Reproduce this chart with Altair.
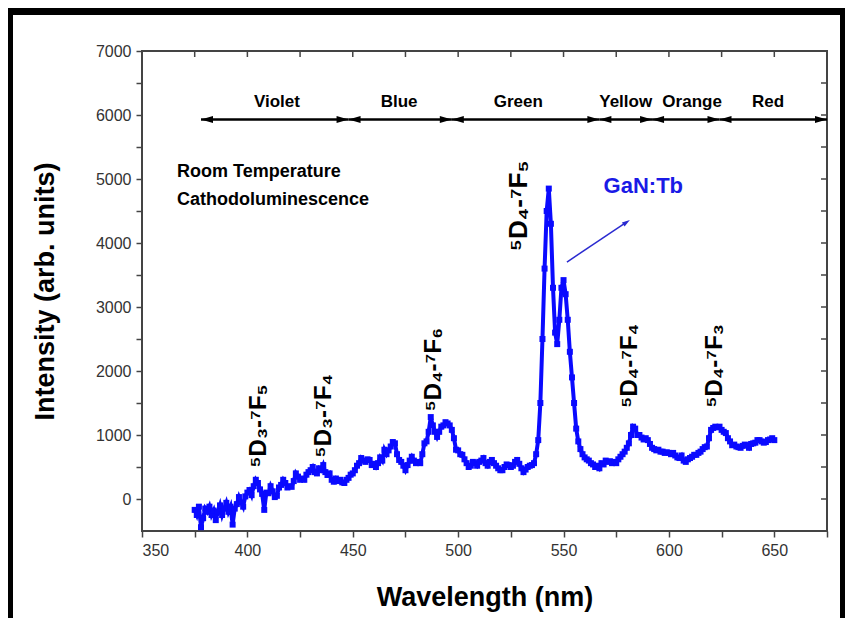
import altair as alt
import pandas as pd

# ---------------- data ----------------
intensity = [
    # 375-400
    -170, -250, -120, -440, -300, -150, -200, -120, -250, -180, -330, -200, -100,
    -250, -150, -60, -200, -120, -400, -150, -80, 30, -50, -120, 40, 100,
    # 401-430
    140, 60, 200, 300, 250, 150, 80, -170, 100, 90, 200, 120, 30, 50, 180,
    220, 300, 250, 180, 200, 190, 280, 400, 350, 300, 320, 300, 380, 420, 450,
    # 431-460
    500, 420, 400, 480, 450, 530, 420, 375, 400, 300, 270, 320, 280, 300, 260,
    250, 300, 330, 380, 400, 450, 520, 560, 640, 600, 580, 620, 610, 530, 550,
    # 461-490
    500, 560, 650, 600, 770, 700, 760, 820, 890, 870, 700, 610, 580, 520, 450,
    530, 600, 660, 600, 560, 580, 560, 700, 870, 900, 1050, 1280, 1150, 1050, 970,
    # 491-520
    1050, 1130, 1150, 1200, 1180, 1150, 1080, 950, 770, 760, 700, 690, 620, 560, 500,
    520, 580, 560, 520, 580, 600, 640, 560, 520, 580, 610, 560, 520, 480, 450,
    # 521-536
    450, 500, 540, 530, 500, 520, 580, 610, 550, 480, 420, 460, 500, 520, 530, 560,
    # 537-560
    700, 920, 1500, 2500, 3600, 4500, 4850, 4300, 3300, 2600, 2420, 2800, 3300,
    3420, 3200, 2800, 2300, 1900, 1500, 1100, 900, 780, 700, 650,
    # 561-590
    620, 600, 560, 540, 500, 520, 480, 560, 540, 600, 580, 590, 560, 580, 560,
    620, 660, 700, 740, 800, 870, 1000, 1130, 1100, 1000, 1000, 960, 930, 950, 920,
    # 591-620
    860, 800, 780, 760, 770, 740, 740, 720, 730, 720, 700, 720, 680, 650, 640,
    680, 600, 580, 620, 640, 660, 690, 690, 720, 740, 780, 810, 820, 950, 1080,
    # 621-650
    1110, 1130, 1120, 1130, 1080, 1050, 1030, 950, 900, 840, 850, 820, 810, 800, 830,
    850, 840, 800, 860, 870, 880, 920, 920, 900, 880, 890, 920, 930, 950, 920,
]
wavelength = [375 + i for i in range(len(intensity))]

band_names = ["Violet", "Blue", "Green", "Yellow", "Orange", "Red"]
band_bounds = [378, 448, 497, 567, 592, 624, 675]
band_label_x = [414, 472, 528.5, 579.5, 611, 647]
band_arrow_y = 5930
band_label_y = 6200

trans_labels = ["⁵D₃-⁷F₅", "⁵D₃-⁷F₄", "⁵D₄-⁷F₆", "⁵D₄-⁷F₅", "⁵D₄-⁷F₄", "⁵D₄-⁷F₃"]
trans_x = [405.5, 436.3, 488.5, 528.8, 581.5, 621.8]
trans_y = [1140, 1300, 2020, 4580, 2080, 2080]
trans_size = [24, 24, 24, 26, 24, 24]

note_lines = ["Room Temperature", "Cathodoluminescence"]
note_x = [366.6, 366.6]
note_y = [5110, 4670]

sample_label = "GaN:Tb"
sample_x = 569
sample_y = 4890
pointer_x = [551.6, 579.9]
pointer_y = [3703, 4325]

x_ticks = list(range(350, 676, 25))
y_ticks = list(range(0, 7001, 500))

# ---------------- tables ----------------
spec = pd.DataFrame({"wl": wavelength, "val": intensity})
seg = pd.DataFrame({"wl": band_bounds[:-1], "wl2": band_bounds[1:],
                    "val": [band_arrow_y] * len(band_names)})
heads_r = pd.DataFrame({"wl": band_bounds[1:], "val": [band_arrow_y] * len(band_names)})
heads_l = pd.DataFrame({"wl": band_bounds[:-1], "val": [band_arrow_y] * len(band_names)})
bands = pd.DataFrame({"wl": band_label_x, "val": [band_label_y] * len(band_names),
                      "t": band_names})
trans = pd.DataFrame({"wl": trans_x, "val": trans_y, "t": trans_labels, "s": trans_size})
notes = pd.DataFrame({"wl": note_x, "val": note_y, "t": note_lines})
sample = pd.DataFrame({"wl": [sample_x], "val": [sample_y], "t": [sample_label]})
pointer = pd.DataFrame({"wl": pointer_x, "val": pointer_y})
pointer_head = pd.DataFrame({"wl": [pointer_x[-1]], "val": [pointer_y[-1]]})
top_ticks = pd.DataFrame({"wl": x_ticks})
right_ticks = pd.DataFrame({"val": y_ticks})
frame = pd.DataFrame({"k": [0]})

FONT = "Liberation Sans, Arial, sans-serif"
BLUE = "#0a0aff"

xenc = alt.X("wl:Q", scale=alt.Scale(domain=[350, 675], nice=False, zero=False),
             axis=alt.Axis(values=x_ticks, format="d",
                           labelExpr="datum.value % 50 == 0 ? datum.label : ''",
                           title="Wavelength (nm)", titlePadding=26),
             title="Wavelength (nm)")
yenc = alt.Y("val:Q", scale=alt.Scale(domain=[-500, 7000], nice=False, zero=False),
             axis=alt.Axis(values=y_ticks, format="d",
                           labelExpr="datum.value % 1000 == 0 ? datum.label : ''",
                           title="Intensity (arb. units)", titlePadding=36),
             title="Intensity (arb. units)")

line = alt.Chart(spec).mark_line(color=BLUE, strokeWidth=4).encode(x=xenc, y=yenc)
pts = alt.Chart(spec).mark_square(color=BLUE, size=36, opacity=1).encode(x=xenc, y=yenc)

arrow_lines = alt.Chart(seg).mark_rule(color="black", strokeWidth=2.5).encode(
    x=xenc, x2="wl2:Q", y=yenc)
right_heads = alt.Chart(heads_r).mark_point(
    shape="M -1 -0.6 L 1 0 L -1 0.6 Z", filled=True, color="black", opacity=1,
    size=144, xOffset=-6).encode(x=xenc, y=yenc)
left_heads = alt.Chart(heads_l).mark_point(
    shape="M 1 -0.6 L -1 0 L 1 0.6 Z", filled=True, color="black", opacity=1,
    size=144, xOffset=6).encode(x=xenc, y=yenc)
band_text = alt.Chart(bands).mark_text(
    font=FONT, fontSize=17, fontWeight="bold", color="black",
    align="center", baseline="middle").encode(x=xenc, y=yenc, text="t:N")

trans_text = alt.Chart(trans).mark_text(
    font=FONT, fontWeight="bold", color="black", angle=270,
    align="center", baseline="middle").encode(
    x=xenc, y=yenc, text="t:N", size=alt.Size("s:Q", scale=None, legend=None))

note_text = alt.Chart(notes).mark_text(
    font=FONT, fontSize=18, fontWeight="bold", color="black",
    align="left", baseline="middle").encode(x=xenc, y=yenc, text="t:N")

sample_text = alt.Chart(sample).mark_text(
    font=FONT, fontSize=22, fontWeight="bold", color="#1a1ae6",
    align="left", baseline="middle").encode(x=xenc, y=yenc, text="t:N")
pointer_line = alt.Chart(pointer).mark_line(color="#2a2ad0", strokeWidth=1.5).encode(
    x=xenc, y=yenc)
pointer_tip = alt.Chart(pointer_head).mark_point(
    shape="M -0.6 1 L 0 -1 L 0.6 1 Z", filled=True, color="#2a2ad0", opacity=1,
    size=64, angle=56).encode(x=xenc, y=yenc)

top_t = alt.Chart(top_ticks).mark_rule(color="#444", strokeWidth=1.5).encode(
    x=xenc, y=alt.value(0), y2=alt.value(6))
right_t = alt.Chart(right_ticks).mark_rule(color="#444", strokeWidth=1.5).encode(
    y=yenc, x=alt.value(685), x2=alt.value(679))

frame_l = alt.Chart(frame).mark_rect(color="black").encode(
    x=alt.value(-134), x2=alt.value(-129), y=alt.value(-43), y2=alt.value(567))
frame_t = alt.Chart(frame).mark_rect(color="black").encode(
    x=alt.value(-134), x2=alt.value(703), y=alt.value(-43), y2=alt.value(-36))
frame_r = alt.Chart(frame).mark_rect(color="black").encode(
    x=alt.value(698), x2=alt.value(703), y=alt.value(-43), y2=alt.value(567))

chart = alt.layer(
    line, pts, arrow_lines, right_heads, left_heads, band_text, trans_text,
    note_text, pointer_line, pointer_tip, sample_text, top_t, right_t,
    frame_l, frame_t, frame_r,
).properties(
    width=685, height=480,
    padding={"left": 134, "top": 43, "right": 18, "bottom": 87},
    autosize=alt.AutoSizeParams(type="none"),
    background="white",
).configure_view(
    stroke="#444", strokeWidth=2,
).configure_axis(
    labelFont=FONT, labelFontSize=16, labelColor="#333",
    titleFont=FONT, titleFontSize=27, titleFontWeight="bold", titleColor="black",
    tickColor="#444", tickWidth=1.5, tickSize=6, labelPadding=5,
    domain=False, grid=False,
)

chart.save("out.html", embed_options={"renderer": "svg", "actions": False})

• Given exercise
Every line from the start of the listing above through the line with "import pandas as pd" should be repeated exactly; skip the pictures and add nothing else.

• Solution below
Reproduce this chart with Altair.
import altair as alt
import pandas as pd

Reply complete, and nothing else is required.